Taurani, however, reasons that all OTT businesses in India are making losses, and are essentially in the race for customer acquisition. “For them, digital money is more strategic in nature to drive eyeballs to their platforms. They don’t see it as a profit-making exercise yet,” he says.

Method to the Madness

A source with direct knowledge of the matter says that the whole war is for subscribers. “The Rs 23,758-crore investment is to get 500 million people to subscribe to the OTT platform of Sports18 [Viacom18’s sports channel]. Even if you get 10 per cent of the 500 million to pay a monthly or yearly fee, that is a lot of money,” says the source.

Other sources in Viacom18 say that Reliance could end up skipping Voot, and taking the IPL to a new OTT platform and “experience-driven super app”, where people can watch matches, shop for IPL merchandise on Ajio (its e-commerce portal), buy franchise-based match packs, and have other kinds of interactive fan experiences.

So, what’s the game plan? “Right now, nobody knows what avatar it is going to take, but the synergies between Reliance Retail, Reliance Jio and Viacom18 are going to be massive. The goal is to create a digital-exclusive experience, where you’re not just watching IPL, but also interacting with it,” the source explains.

Almost everyone in the business is certain that Viacom18, because of Jio’s 400-million-plus subscribers, will have enormous strategic benefits. All of its subscribers have access to the free JioTV app. “That consumer pool is priceless. At some point, Jio would want to monetise that massive user base,” says an analyst.

Taurani elaborates, “Customers are hungry for bundles and most people access OTT apps via telco partnerships. Jio has the last-mile delivery advantage there and can command a better ARPU than Hotstar. So, Viacom18 sees IPL more as a customer acquisition strategy for them to cross-sell other content to IPL customers.”

At the end of FY22, 85 per cent of OTT viewership in India was generated by telcos through bundled offers, according to a Ficci-EY report. “If you have prime content like IPL exclusively on Jio for two months, people will move from other telcos to access it,” adds Chhaparwal.

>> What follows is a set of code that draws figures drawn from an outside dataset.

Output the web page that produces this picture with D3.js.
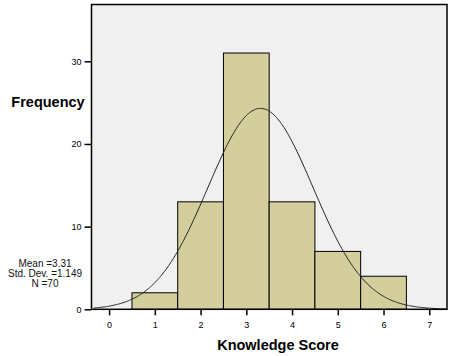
<!DOCTYPE html>
<html><head><meta charset="utf-8">
<script src="https://cdn.jsdelivr.net/npm/d3@7"></script>
<style>body{margin:0;background:#fff}svg{display:block}text{font-family:Arial,"Liberation Sans",sans-serif}</style>
</head><body>
<script>
const binCenters = [1, 2, 3, 4, 5, 6];
const counts = [2, 13, 31, 13, 7, 4];
const xTicks = [0, 1, 2, 3, 4, 5, 6, 7];
const yTicks = [0, 10, 20, 30];
const stats = ["Mean =3.31", "Std. Dev. =1.149", "N =70"];
const mean = 3.31, sd = 1.149, n = 70, binWidth = 1;

const W = 452, H = 356;
const L = 91.5, R = 447, T = 4.5, B = 309.3;
const svg = d3.select("body").append("svg").attr("width", W).attr("height", H);

const x = d3.scaleLinear().domain([-0.385, 7.388]).range([L, R]);
const y = d3.scaleLinear().domain([0, 36.87]).range([B, T]);

svg.append("rect").attr("x", L).attr("y", T).attr("width", R - L).attr("height", B - T).attr("fill", "#f0f0f0");

svg.selectAll("rect.bar").data(binCenters).join("rect").attr("class", "bar")
  .attr("x", d => x(d - binWidth / 2)).attr("width", d => x(d + binWidth / 2) - x(d - binWidth / 2))
  .attr("y", (d, i) => y(counts[i])).attr("height", (d, i) => y(0) - y(counts[i]))
  .attr("fill", "#d3ce9b").attr("stroke", "#000").attr("stroke-width", 1);

const pdf = v => n * binWidth * Math.exp(-0.5 * ((v - mean) / sd) ** 2) / (sd * Math.sqrt(2 * Math.PI));
const xs = d3.range(x.domain()[0] + 0.05, x.domain()[1] - 0.02, 0.02);
svg.append("path").datum(xs)
  .attr("d", d3.line().x(d => x(d)).y(d => y(pdf(d))).curve(d3.curveBasis))
  .attr("fill", "none").attr("stroke", "#222").attr("stroke-width", 1);

svg.append("rect").attr("x", L).attr("y", T).attr("width", R - L).attr("height", B - T)
  .attr("fill", "none").attr("stroke", "#000").attr("stroke-width", 1.5);

const yAxis = d3.axisLeft(y).tickValues(yTicks).tickSize(7).tickPadding(3).tickFormat(d3.format("d"));
const gy = svg.append("g").attr("transform", `translate(${L},0)`).call(yAxis);
gy.select(".domain").remove();
gy.selectAll(".tick line").attr("stroke", "#000").attr("stroke-width", 1.5);
gy.selectAll("text").attr("font-size", 9).attr("fill", "#000");

const xAxis = d3.axisBottom(x).tickValues(xTicks).tickSize(6).tickPadding(6).tickFormat(d3.format("d"));
const gx = svg.append("g").attr("transform", `translate(0,${B})`).call(xAxis);
gx.select(".domain").remove();
gx.selectAll(".tick line").attr("stroke", "#000").attr("stroke-width", 1.5);
gx.selectAll("text").attr("font-size", 9).attr("fill", "#000");

svg.append("text").attr("x", 48).attr("y", 107).attr("text-anchor", "middle")
  .attr("font-size", 14.5).attr("font-weight", "bold").text("Frequency");
svg.append("text").attr("x", 278).attr("y", 350).attr("text-anchor", "middle")
  .attr("font-size", 14.5).attr("font-weight", "bold").text("Knowledge Score");

svg.selectAll("text.stat").data(stats).join("text").attr("class", "stat")
  .attr("x", 45).attr("y", (d, i) => 267 + i * 10.2).attr("text-anchor", "middle")
  .attr("font-size", 10).attr("fill", "#111").text(d => d);
</script>
</body></html>
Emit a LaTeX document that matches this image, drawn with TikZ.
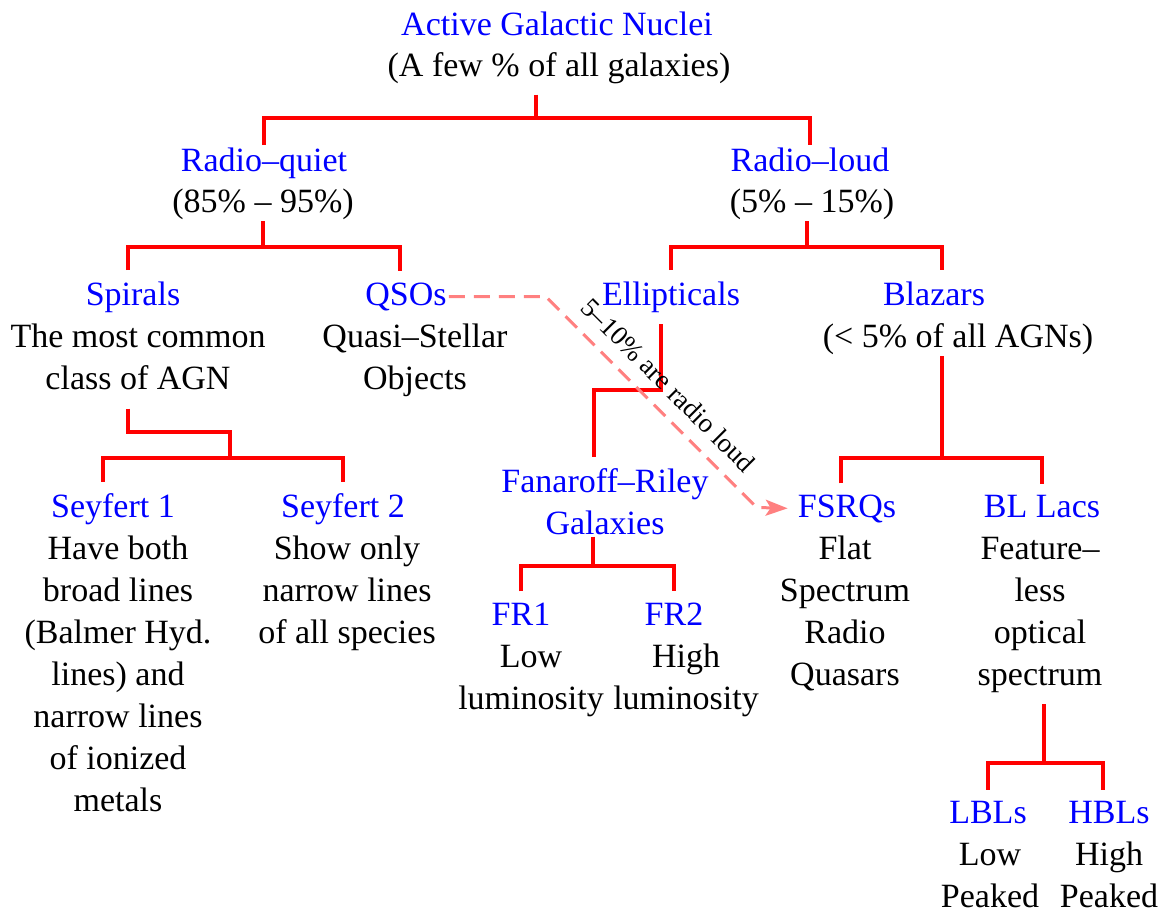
\documentclass[tikz,border=0pt]{standalone}
\usepackage{fontspec}
\setmainfont{Liberation Serif}
\usepackage{xcolor}
\definecolor{Col1}{RGB}{0,0,255}
\definecolor{Col2}{RGB}{255,0,0}
\definecolor{Col3}{RGB}{255,128,128}
\usepackage{tikz}
\usetikzlibrary{arrows.meta}
\tikzstyle{Title}=[anchor=base,text=Col1,inner sep=2pt,align=center,
font=\fontsize{34}{42}\selectfont]
\tikzstyle{Desc}=[anchor=base,inner sep=2pt,align=center,
font=\fontsize{34}{42}\selectfont]
\tikzstyle{Edge}=[draw=Col2,line width=3.3pt]
\tikzstyle{Kids}=[Edge,shorten <=9pt,shorten >=9pt]
\tikzstyle{Dash}=[draw=Col3,line width=3pt,dash pattern=on 16pt off 9pt,
-{Stealth[length=22pt,width=16pt,inset=5pt]},shorten >=8pt]
\tikzstyle{Lbl}=[sloped,above=9pt,inner sep=4pt,text=black,
font=\fontsize{27}{32}\selectfont]

\begin{document}
\begin{tikzpicture}[x=1pt,y=-1pt]
        \useasboundingbox(0,0)rectangle(1173,913);
        % titles (base = last line)
        \node[Title](agn)at(557,35){Active Galactic Nuclei};
        \node[Title](rq)at(264,171){Radio--quiet};
        \node[Title](rl)at(810,171){Radio--loud};
        \node[Title](sp)at(133,305){Spirals};
        \node[Title](qso)at(406,305){QSOs};
        \node[Title](ell)at(671,305){Ellipticals};
        \node[Title](blz)at(934,305){Blazars};
        \node[Title](sy1)at(113,517){Seyfert 1};
        \node[Title](sy2)at(343,517){Seyfert 2};
        \node[Title](fr)at(605,534){Fanaroff--Riley\\Galaxies};
        \node[Title](fsrq)at(847,517){FSRQs};
        \node[Title](bll)at(1042,517){BL Lacs};
        \node[Title](fr1)at(521,625){FR1};
        \node[Title](fr2)at(674,625){FR2};
        \node[Title](lbl)at(988,823){LBLs};
        \node[Title](hbl)at(1109,823){HBLs};
        % descriptions (base = last line)
        \node[Desc](agnd)at(559,76){(A few \% of all galaxies)};
        \node[Desc](rqd)at(263,212){(85\% -- 95\%)};
        \node[Desc](rld)at(812,212){(5\% -- 15\%)};
        \node[Desc](spd)at(138,389){The most common\\class of AGN};
        \node[Desc](qsod)at(415,389){Quasi--Stellar\\Objects};
        \node[Desc](blzd)at(958,347){(< 5\% of all AGNs)};
        \node[Desc](sy1d)at(118,811){Have both\\broad lines\\(Balmer Hyd.\\lines) and\\narrow lines\\of ionized\\metals};
        \node[Desc](sy2d)at(347,643){Show only\\narrow lines\\of all species};
        \node[Desc](fsrqd)at(845,685){Flat\\Spectrum\\Radio\\Quasars};
        \node[Desc](blld)at(1040,685){Feature--\\less\\optical\\spectrum};
        \node[Desc](fr1d)at(531,709){Low\\luminosity};
        \node[Desc](fr2d)at(686,709){High\\luminosity};
        \node[Desc](lbld)at(990,907){Low\\Peaked};
        \node[Desc](hbld)at(1109,907){High\\Peaked};
        % branch points
        \coordinate(b0)at(536,118);
        \coordinate(b1)at(263,247);
        \coordinate(b2)at(807,247);
        \coordinate(b3)at(230,458);
        \coordinate(b4)at(594,390);
        \coordinate(b5)at(942,458);
        \coordinate(b6)at(593,566);
        \coordinate(b7)at(1044,763);
        \draw[Edge,shorten <=9pt](agnd.south-|b0)--(b0);
        \draw[Edge](rq.north)|-(b0)-|(rl.north);
        \draw[Edge](rqd.south-|b1)--(b1);
        \draw[Kids]([xshift=-5pt]sp.north)|-(b1)-|([xshift=-6pt]qso.north);
        \draw[Edge](rld.south-|b2)--(b2);
        \draw[Kids](ell.north)|-(b2)-|([xshift=8pt]blz.north);
        \draw[Edge,shorten <=17pt]([xshift=-10pt]spd.south)|-([yshift=26pt]b3)--(b3);
        \draw[Kids]([xshift=-10pt]sy1.north)|-(b3)-|(sy2.north);
        \draw[Edge,shorten <=10pt,shorten >=9pt]([xshift=-10pt]ell.south)|-(b4)--(b4|-fr.north);
        \draw[Edge](fr.south-|b6)--(b6);
        \draw[Kids](fr1.north)|-(b6)-|(fr2.north);
        \draw[Edge](blzd.south-|b5)--(b5);
        \draw[Kids]([xshift=-6pt]fsrq.north)|-(b5)-|(bll.north);
        \draw[Edge,shorten <=10pt](blld.south-|b7)--(b7);
        \draw[Kids](lbl.north)|-(b7)-|([xshift=-6pt]hbl.north);
        % radio loud QSOs
        \draw[Dash](qso.east)--++(97,0)
                --node[Lbl]{5--10\% are radio loud}++(211,211)--(fsrq.west);
    \end{tikzpicture}
\end{document}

IPL’s digital viewership is projected to touch 523 million in FY23 and 722 million by FY28 from 450 million in FY22, according to Ficci-EY.

The Future

Viacom18’s approach to IPL and other sports rights it accumulates is going to be different from that of Disney Star, according to experts. “Voot doesn’t have the technical expertise of Hotstar to telecast live sport. Hence, it has to be a completely new brand path, identity, offering and platform that can become a gateway for even non-sports lovers to consume sports content,” says a source with direct knowledge of the developments.

Interactivity, including new-age tech like Web 3.0 and the metaverse, is going to define sports streaming in future. Industry experts feel “watch, shop, interact and customise” will be the cornerstone of OTTs.

According to industry sources, Viacom18 is actively looking to invest in technologies across video, camera, data and analytics to build new and nuanced customisations and experiences for the IPL. “We plan to invest in significant surround content for IPL that can marry sports and pop culture. We are on the lookout for plug-and-play solutions for interactive streaming. And that is the battle we are fighting with the BCCI (Board of Control for Cricket in India) right now… to allow us to do those things,” says a person with direct knowledge of the matter.

Quidich Innovation Labs, a Mumbai-based sports tech startup that works with various stakeholders in sports broadcasting, including the BCCI, IPL, and other platforms, is said to have held talks with Viacom18 on building these customisations and interactive experiences in the upcoming seasons of the league. “We’ve had deep conversations with all sides soon after the auction. There’s a lot of deep tech innovation using AI, ML and player-tracking engines in real time that we are doing with sports, which is hard for the stakeholders to do themselves. But what these [costly] rights have done is push the broadcasters towards innovation,” says its Founder & CEO Rahat Kulshreshtha.

Globally, sports streaming is increasingly being customised according to each person’s interest and viewing pattern. “There is a fundamental shift in thinking and building for OTT,” says Kulshreshtha. But is there a risk of the cricket being overshadowed by all the razzmatazz? “Innovations happen with the interest of the viewer in mind. The agenda always is to improve the fan experience, but we are not going to oversell,” he says.

What Next for Hotstar?

Disney+ Hotstar, the darling of India’s OTT universe so far with nearly 50 million subscribers, faces an existential challenge, according to some analysts. In the subscription video-on-demand (SVOD) segment, it enjoys a share of 22 per cent, which may drop sharply, with people potentially moving to Voot or Jio, says Elara Capital.

According to Taurani, Hotstar will lose at least 30-40 per cent paid subscribers in the next six to eight months as subscriptions expire. “IPL drives 60-65 per cent of Hotstar numbers. If they don’t replenish it with new cricket rights, the drop will be sharper.”

At present, Hotstar owns the streaming rights for all BCCI cricket matches in India and the rest of the world. It also has the Pro Kabaddi League, the Indian Super League soccer tournament, and rights to premium events like Wimbledon and the English Premier League (EPL). Disney Star had renewed its exclusive broadcast and streaming rights for EPL for the next three seasons (2022 to 2025). For Wimbledon too, it holds the TV and digital rights till 2023.

However, BCCI rights for the next five-year cycle come up for renewal next year. There is no doubt that Reliance and Viacom18 will go at it hammer and tongs to populate their sports library across TV and digital. “One thing we know for sure. Reliance enters a market with one goal in mind—disruption and utter dominance,” says an industry source. “If the path is clear to the management, they will throw their heft behind it.”

And that, as we know, can change the pecking order of sports streaming in India. The game is on!